» **WHAT TO WORK ON**: Gather up the lines that contain "Apache".

» **THE RECORDS**:
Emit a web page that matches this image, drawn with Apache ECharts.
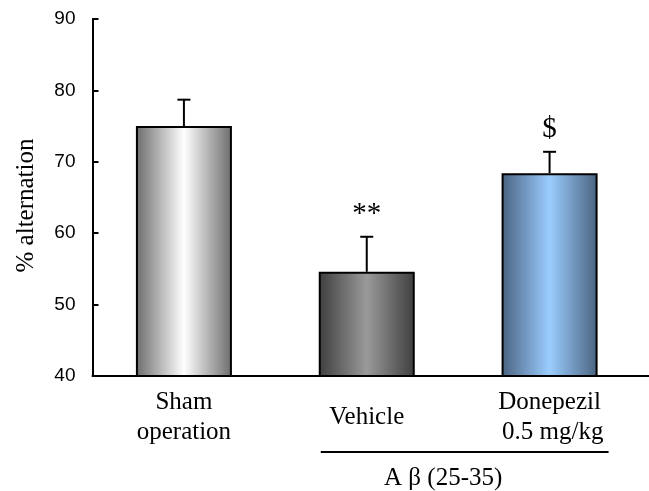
<!DOCTYPE html>
<html>
<head>
<meta charset="utf-8">
<script src="https://cdn.jsdelivr.net/npm/echarts@6/dist/echarts.min.js"></script>
<style>
  html, body { margin: 0; padding: 0; background: #fff; }
  #chart { width: 649px; height: 491px; }
</style>
</head>
<body>
<div id="chart"></div>
<script>
// Spontaneous alternation (%), mean ± SEM per group
const categories = ['Sham\noperation', 'Vehicle', 'Donepezil\n 0.5 mg/kg'];
const meanValues = [75.0, 54.6, 68.4];
const semValues = [3.7, 4.9, 3.0];
const significance = ['', '**', '$'];
const yTicks = { min: 40, max: 90, interval: 10 };
const groupLabel = 'A β (25-35)';

const SERIF = '"Liberation Serif", "Times New Roman", serif';
const SANS = '"Liberation Sans", Arial, sans-serif';

// Horizontal shading for each bar: dark edges, light centre
function shade(edge, centre) {
  return {
    type: 'linear', x: 0, y: 0, x2: 1, y2: 0,
    colorStops: [
      { offset: 0, color: edge },
      { offset: 0.5, color: centre },
      { offset: 1, color: edge }
    ]
  };
}
const barFills = [
  shade('#6c6c6c', '#ffffff'),
  shade('#3e3e3e', '#9a9a9a'),
  shade('#4a6380', '#9acdff')
];

const chart = echarts.init(document.getElementById('chart'), null, { renderer: 'canvas' });

const option = {
  animation: false,
  backgroundColor: '#ffffff',
  grid: { left: 92.5, right: 8, top: 19, bottom: 115, containLabel: false },
  xAxis: {
    type: 'category',
    data: categories,
    axisLine: { show: true, lineStyle: { color: '#000', width: 2 } },
    axisTick: { show: false },
    axisLabel: {
      color: '#000',
      fontFamily: SERIF,
      fontSize: 25,
      lineHeight: 30,
      margin: 41,
      verticalAlign: 'middle',
      interval: 0
    }
  },
  yAxis: {
    type: 'value',
    min: yTicks.min,
    max: yTicks.max,
    interval: yTicks.interval,
    name: '% alternation',
    nameLocation: 'middle',
    nameGap: 54,
    nameTextStyle: { color: '#000', fontFamily: SERIF, fontSize: 25, padding: [0, 0, 0, -16] },
    axisLine: { show: true, lineStyle: { color: '#000', width: 2 } },
    axisTick: { show: true, inside: true, length: 6, lineStyle: { color: '#000', width: 2 } },
    axisLabel: { color: '#000', fontFamily: SANS, fontSize: 19, margin: 17 },
    splitLine: { show: false }
  },
  series: [
    {
      type: 'bar',
      barWidth: 96,
      data: meanValues.map((v, i) => ({
        value: v,
        itemStyle: { color: barFills[i], borderColor: '#000', borderWidth: 2 }
      })),
      z: 2
    },
    {
      // upper error whisker with cap, plus significance mark above it
      type: 'custom',
      z: 3,
      data: meanValues.map((v, i) => [i, v, v + semValues[i]]),
      renderItem: function (params, api) {
        const i = api.value(0);
        const base = api.coord([i, api.value(1)]);
        const top = api.coord([i, api.value(2)]);
        const capHalf = 6.5;
        const children = [
          {
            type: 'line',
            shape: { x1: base[0], y1: base[1], x2: top[0], y2: top[1] },
            style: { stroke: '#000', lineWidth: 2 }
          },
          {
            type: 'line',
            shape: { x1: top[0] - capHalf, y1: top[1], x2: top[0] + capHalf, y2: top[1] },
            style: { stroke: '#000', lineWidth: 2 }
          }
        ];
        const mark = significance[params.dataIndex];
        if (mark) {
          children.push({
            type: 'text',
            x: top[0],
            y: top[1] - 22,
            style: {
              text: mark,
              fill: '#000',
              font: '29px ' + SERIF,
              align: 'center',
              verticalAlign: 'middle'
            }
          });
        }
        return { type: 'group', children: children };
      }
    }
  ]
};
chart.setOption(option);

// Grouping bracket under the two Aβ-treated groups, and the x axis line run-out
function drawAnnotations() {
  const baseY = chart.convertToPixel({ yAxisIndex: 0 }, yTicks.min);
  const veh = chart.convertToPixel({ xAxisIndex: 0 }, 1);
  const don = chart.convertToPixel({ xAxisIndex: 0 }, 2);
  const gridRight = chart.getWidth() - option.grid.right;
  chart.setOption({
    graphic: [
      {
        type: 'line',
        shape: { x1: gridRight, y1: baseY, x2: chart.getWidth(), y2: baseY },
        style: { stroke: '#000', lineWidth: 2 }
      },
      {
        type: 'line',
        shape: { x1: veh - 46, y1: baseY + 76, x2: don + 59, y2: baseY + 76 },
        style: { stroke: '#000', lineWidth: 2 }
      },
      {
        type: 'text',
        x: (veh + don) / 2 - 15,
        y: baseY + 102,
        style: {
          text: groupLabel,
          fill: '#000',
          font: '25px ' + SERIF,
          align: 'center',
          verticalAlign: 'middle'
        }
      }
    ]
  });
}
drawAnnotations();
</script>
</body>
</html>
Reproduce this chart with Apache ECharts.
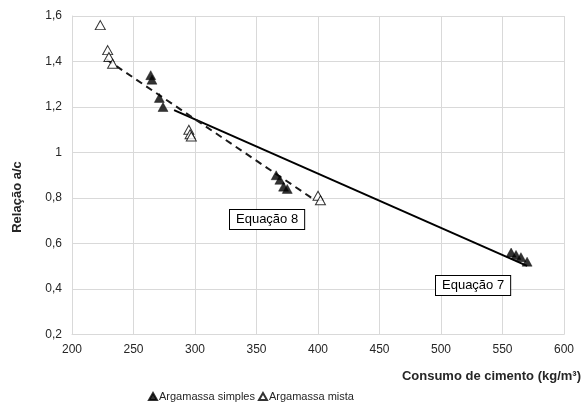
<!DOCTYPE html>
<html>
<head>
<meta charset="utf-8">
<script src="https://cdn.jsdelivr.net/npm/echarts@6/dist/echarts.min.js"></script>
<style>
  html, body { margin: 0; padding: 0; background: #fff; }
  #chart { width: 584px; height: 404px; }
</style>
</head>
<body>
<div id="chart"></div>
<script>
// Argamassa simples (filled triangles)
const simplesX = [264, 265, 271, 274, 366, 369, 372, 375, 557, 561, 565, 570];
const simplesY = [1.34, 1.32, 1.24, 1.20, 0.90, 0.88, 0.85, 0.84, 0.56, 0.55, 0.54, 0.52];

// Argamassa mista (open triangles)
const mistaX = [223, 229, 230, 233, 295, 296, 297, 400, 402];
const mistaY = [1.56, 1.45, 1.42, 1.39, 1.10, 1.08, 1.07, 0.81, 0.79];

// Fitted lines: Equação 7 (solid) and Equação 8 (dashed), end points
const eq7X = [283, 570];
const eq7Y = [1.186, 0.502];
const eq8X = [228, 396];
const eq8Y = [1.409, 0.796];

const xTicks = [200, 250, 300, 350, 400, 450, 500, 550, 600];
const yTicks = [0.2, 0.4, 0.6, 0.8, 1.0, 1.2, 1.4, 1.6];

const zip = (xs, ys) => xs.map((x, i) => [x, ys[i]]);
const fmt = v => String(+v.toFixed(1)).replace('.', ',');

const FONT = '"Liberation Sans", Arial, sans-serif';
const chart = echarts.init(document.getElementById('chart'), null, { renderer: 'canvas' });

chart.setOption({
  animation: false,
  backgroundColor: '#ffffff',
  textStyle: { fontFamily: FONT },
  grid: { left: 72, right: 20, top: 16, bottom: 69.5 },
  xAxis: {
    type: 'value',
    min: xTicks[0], max: xTicks[xTicks.length - 1], interval: 50,
    axisLine: { show: true, lineStyle: { color: '#d9d9d9', width: 1 } },
    axisTick: { show: false },
    splitLine: { show: true, lineStyle: { color: '#d9d9d9', width: 1 } },
    axisLabel: { color: '#262626', fontSize: 12, fontFamily: FONT, margin: 9 },
    name: 'Consumo de cimento (kg/m³)',
    nameLocation: 'end',
    nameGap: 0,
    nameTextStyle: {
      color: '#262626', fontSize: 13, fontWeight: 'bold', fontFamily: FONT,
      align: 'right', verticalAlign: 'top', padding: [35, -17, 0, 0]
    }
  },
  yAxis: {
    type: 'value',
    min: yTicks[0], max: yTicks[yTicks.length - 1], interval: 0.2,
    axisLine: { show: true, lineStyle: { color: '#d9d9d9', width: 1 } },
    axisTick: { show: false },
    splitLine: { show: true, lineStyle: { color: '#d9d9d9', width: 1 } },
    axisLabel: { color: '#262626', fontSize: 12, fontFamily: FONT, margin: 10, formatter: fmt }
  },
  legend: {
    left: 143, top: 386,
    itemWidth: 8, itemHeight: 7, itemGap: 3,
    icon: 'triangle',
    textStyle: { color: '#262626', fontSize: 11, fontFamily: FONT, padding: [0, 0, 0, -3] },
    data: ['Argamassa simples', 'Argamassa mista']
  },
  series: [
    {
      name: 'Equação 7', type: 'line', data: zip(eq7X, eq7Y),
      symbol: 'none', lineStyle: { color: '#000', width: 2 }, z: 2
    },
    {
      name: 'Equação 8', type: 'line', data: zip(eq8X, eq8Y),
      symbol: 'none', lineStyle: { color: '#1a1a1a', width: 2, type: [7, 5] }, z: 2
    },
    {
      name: 'Argamassa simples', type: 'scatter', data: zip(simplesX, simplesY),
      symbol: 'triangle', symbolSize: [10, 9],
      itemStyle: { color: '#000', borderColor: '#000', borderWidth: 0.5 }, z: 3
    },
    {
      name: 'Argamassa mista', type: 'scatter', data: zip(mistaX, mistaY),
      symbol: 'triangle', symbolSize: [10, 9],
      itemStyle: { color: '#fff', borderColor: '#000', borderWidth: 1 }, z: 3
    }
  ],
  graphic: [
    {
      // y axis title
      type: 'text', x: 11, y: 197, rotation: Math.PI / 2, z: 10,
      style: {
        text: 'Relação a/c', font: 'bold 13px ' + FONT, fill: '#262626',
        align: 'center', verticalAlign: 'top'
      }
    },
    {
      type: 'text', left: 229, top: 209, z: 10,
      style: {
        text: 'Equação 8', font: '13px ' + FONT, fill: '#000',
        backgroundColor: '#fff', borderColor: '#000', borderWidth: 1,
        padding: [3, 6, 3, 6]
      }
    },
    {
      type: 'text', left: 435, top: 275, z: 10,
      style: {
        text: 'Equação 7', font: '13px ' + FONT, fill: '#000',
        backgroundColor: '#fff', borderColor: '#000', borderWidth: 1,
        padding: [3, 6, 3, 6]
      }
    }
  ]
});
</script>
</body>
</html>
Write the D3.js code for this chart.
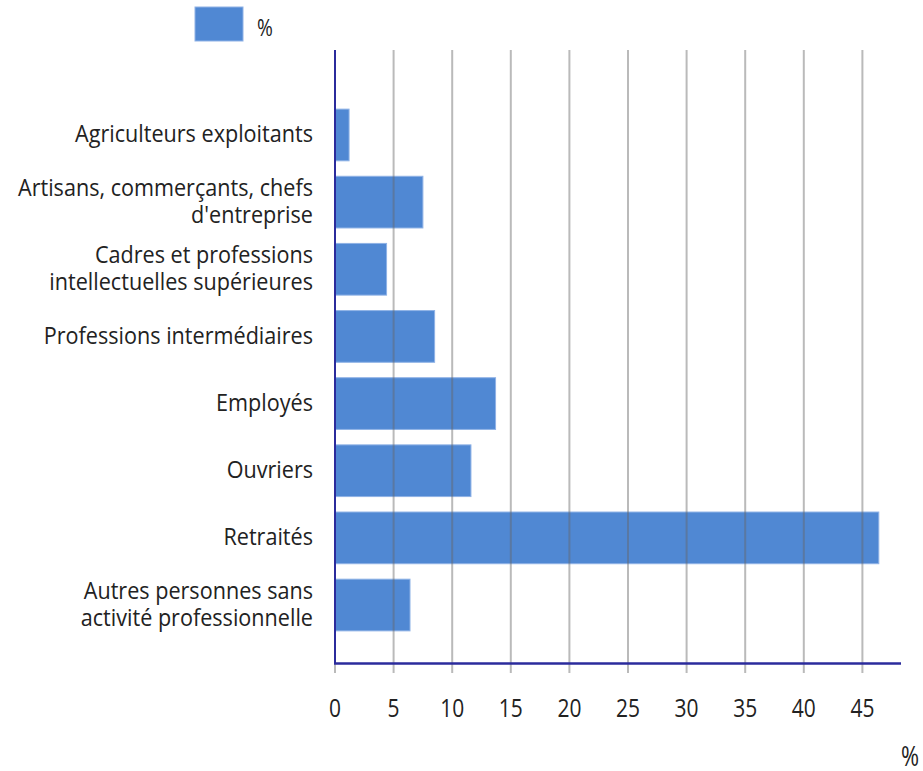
<!DOCTYPE html>
<html><head><meta charset="utf-8">
<script src="https://cdn.jsdelivr.net/npm/d3@7"></script>
<style>body{margin:0;background:#fff}</style>
</head><body>
<svg id="c" width="923" height="771"></svg>
<script>
const categories = [
  ["Agriculteurs exploitants"],
  ["Artisans, commerçants, chefs","d'entreprise"],
  ["Cadres et professions","intellectuelles supérieures"],
  ["Professions intermédiaires"],
  ["Employés"],
  ["Ouvriers"],
  ["Retraités"],
  ["Autres personnes sans","activité professionnelle"]
];
const values = [1.2, 7.5, 4.4, 8.5, 13.7, 11.6, 46.4, 6.4];
const xTicks = [0,5,10,15,20,25,30,35,40,45];
const seriesName = "%";
const axisUnit = "%";

const svg = d3.select("#c");
const font = "'Open Sans', sans-serif";
const x = d3.scaleLinear().domain([0,45]).range([335, 862.4]);
const y = d3.scaleBand().domain(d3.range(categories.length)).range([101.4, 638.6]).paddingInner(0.23).paddingOuter(0.115);
const barColor = "#5088d3";
const axisColor = "#2b2b9c";
const textColor = "#222";

// bars
svg.append("g").selectAll("rect").data(values).join("rect")
  .attr("x", x(0)).attr("y", (d,i)=>y(i))
  .attr("width", d=>x(d)-x(0)).attr("height", y.bandwidth())
  .attr("fill", barColor).attr("stroke", "#8fb2e6").attr("stroke-width", 1);

// grid lines (over bars)
svg.append("g").selectAll("line").data(xTicks.slice(1)).join("line")
  .attr("x1", d=>x(d)).attr("x2", d=>x(d)).attr("y1", 50).attr("y2", 673)
  .attr("stroke", "#666").attr("stroke-opacity", 0.45).attr("stroke-width", 2);
svg.append("line").attr("x1", x(0)).attr("x2", x(0)).attr("y1", 663).attr("y2", 673)
  .attr("stroke", "#666").attr("stroke-opacity", 0.45).attr("stroke-width", 2);

// axes lines
svg.append("line").attr("x1", x(0)).attr("x2", x(0)).attr("y1", 50).attr("y2", 663.5)
  .attr("stroke", axisColor).attr("stroke-width", 2);
svg.append("line").attr("x1", x(0)-1).attr("x2", 901).attr("y1", 663.5).attr("y2", 663.5)
  .attr("stroke", axisColor).attr("stroke-width", 2.5);

function sText(g, tx, ty, sx, size, anchor, str){
  return g.append("text").attr("transform", `translate(${tx},${ty}) scale(${sx},1)`)
    .attr("text-anchor", anchor).attr("font-family", font).attr("font-size", size)
    .attr("fill", textColor).text(str);
}

// x tick labels
const tg = svg.append("g");
xTicks.forEach(d => sText(tg, x(d), 717, 0.84, 25, "middle", d));

// category labels
const lg = svg.append("g");
categories.forEach((lines,i)=>{
  const cy = y(i) + y.bandwidth()/2;
  const lh = 27;
  const start = cy - (lines.length-1)*lh/2 + 7.5;
  lines.forEach((l,j)=> sText(lg, 313, start + j*lh, 0.9, 24, "end", l));
});

// legend
svg.append("rect").attr("x",195).attr("y",7).attr("width",48).attr("height",34)
  .attr("fill", barColor).attr("stroke","#8fb2e6");
sText(svg, 257, 36, 0.8, 24, "start", seriesName);

// unit label
sText(svg, 919, 766, 0.78, 28, "end", axisUnit);
</script>
</body></html>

» **SOLUTION**:
Emit a web page that matches this image, drawn with Apache ECharts.
Reproduce this chart with Apache ECharts.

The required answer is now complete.